Didi, other U.S.-listed firms sink amid China crackdown

A tech crackdown in China couldn't come at a worse time for Didi Global.

The Chinese ride-hailing app that debuted on the New York Stock Exchange just days ago saw its shares plummet more than 28% in early trading on Tuesday, wiping billions of dollars off its valuation, after Chinese regulators ordered the app be taken down.

Didi, seen as a potential global rival to Uber, raised $4.4 billion in its initial public offering last week, the largest listing of a Chinese company in the U.S. in 7 years.

But the stock soured after the Cyberspace Administration of China said Sunday the company illegally collected user’s personal data.

Beijing is stepping up supervision of Chinese firms listed offshore. Its cabinet said Tuesday China will improve regulation of cross-border data flows and security, crack down on illegal activity in the securities market and punish fraudulent securities issuance, among other things.

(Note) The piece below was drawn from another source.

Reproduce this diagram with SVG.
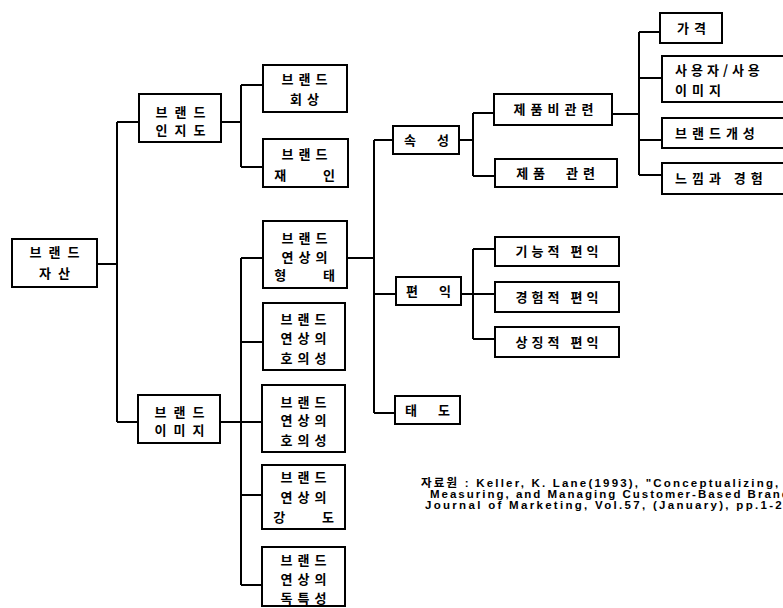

Other U.S.-listed firms under investigation include truck services startup Full Truck Alliance and online recruiter Kanzhun. That sent Full Truck’s shares down 20% at the market open; Kanzhun fell 11%.

Analysts said all this may push investors to raise questions about Didi’s governance. The Wall Street Journal reported that regulators had warned the company to delay its initial public offering and examine its network security.

Didi told Reuters on Monday it had no knowledge of the investigation before the IPO. It also said the app’s ban would adversely impact its revenue in China.